Jacques Borde. Je ne suis pas dans leurs têtes. Mais, c’est aussi le rôle des états-majors d’élaborer des scenarii. Tous les scenarii possibles. Comme au temps de la Guerre froide. Mais le risque majeur est plutôt celui de Su-57 abattant tel ou tel aéronef violant l’espace aérien syrien. Donc un des nôtres.

Ce qui est sûr en revanche, c’est qu’il y a une montée en gamme des Russes en Syrie. Et, pour une fois, ce ne sont pas que de belles paroles !

Et, quant à cet engagement russe au Levant, plusieurs choses essentielles ont changé.

| Q. Lesquelles ?

Jacques Borde. Principalement celles qui suivent :

1- Damas et Téhéran ne veulent plus entendre parler de trêve avec les bouchers takfirî retranchés dans la Ghouta orientale.
2- apparemment, les Russes se seraient ralliés à cette ligne dure.
3- Damas, Téhéran et Moscou trouvent que l’affaire syrienne a assez duré.
4- Moscou veut éviter que les chose dérapent avec les Israéliens : en finir au plus vite est donc une option raisonnable et à leur portée.
5- signal fort aux Occidentaux que nous sommes, deux des quatre Sukhoï Su-57 désormais positionnés en Syrie ont survolé Damas au moment où le 62ème Régiment blindé de l’Al-Jayš al-’Arabī as-Sūrī (AAS)5, un de ceux opérationnels sur ses tous nouveaux T-90S, se dirigeait vers la Ghouta.
6- las but not least, le ralliement des forces tribales sunnites à l’AAS vient d’enterrer ce qui pouvait rester du conflit confessionnel en Syrie entre l’appareil alaouite et la majorité sunnite.

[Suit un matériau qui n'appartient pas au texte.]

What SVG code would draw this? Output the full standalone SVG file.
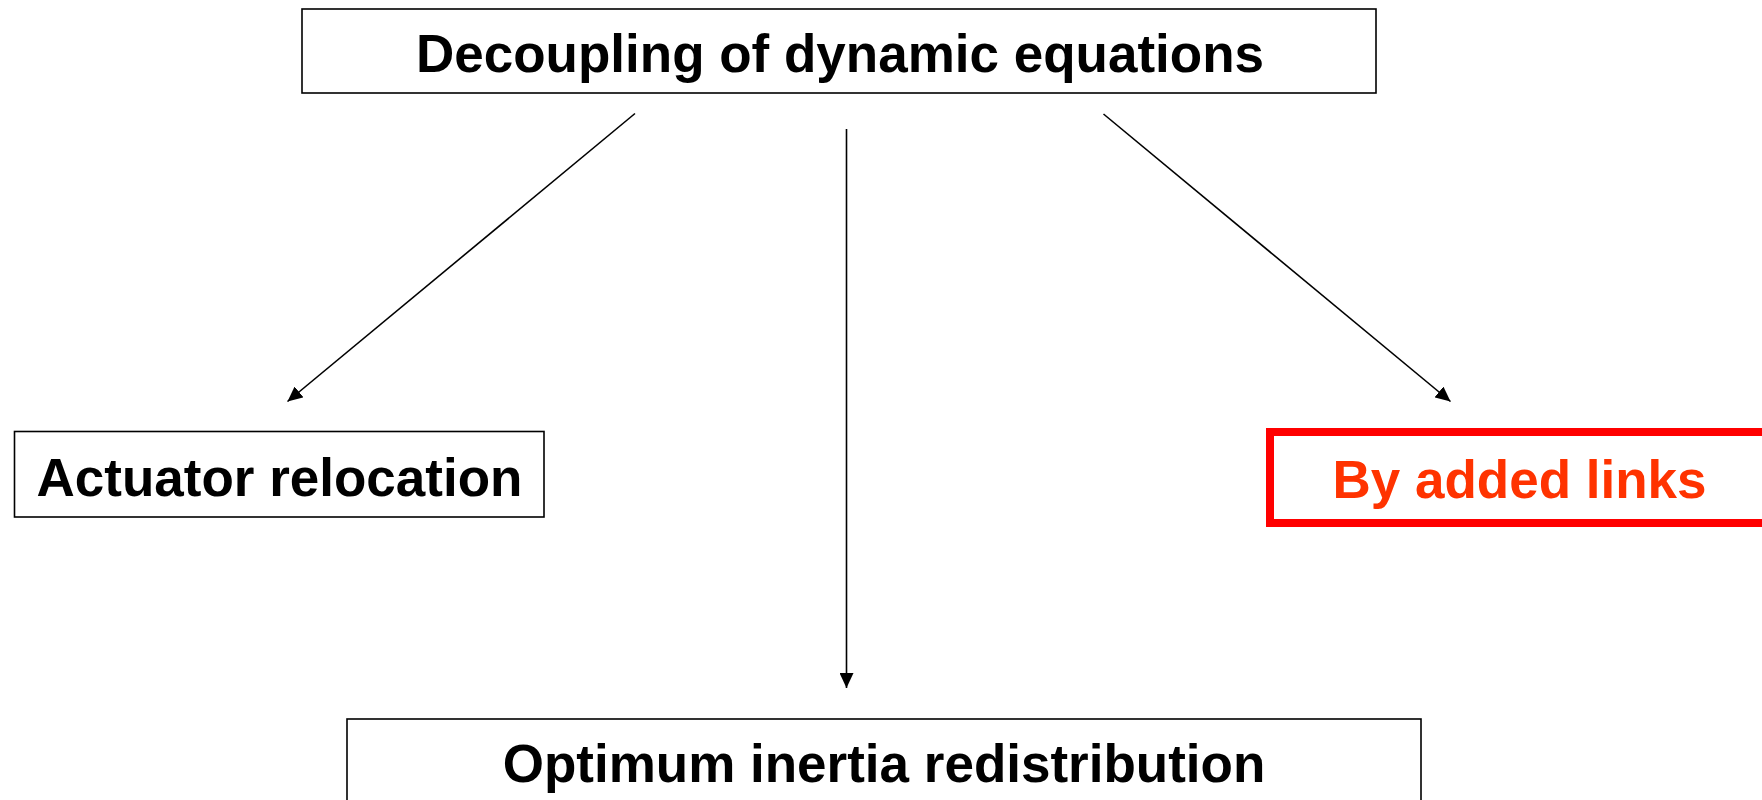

Ce dernier point étant certainement le plus important de tous.

| Q. Mais, hypothétiquement, vous croyez vraiment que perdre des Rafale en Syrie est possible ?

Jacques Borde. Oui. C’est du domaine du possible. Et, une telle hypothèse serait évidemment une catastrophe.

| Q. Dans quel sens ?

Jacques Borde. D’abord, directement.

Primo, parce que perdre des exemplaires du must de notre aviation de combat, nous coûterait de l’argent. Là, nous ne parlons pas d’un antique VAB sautant sur une mine.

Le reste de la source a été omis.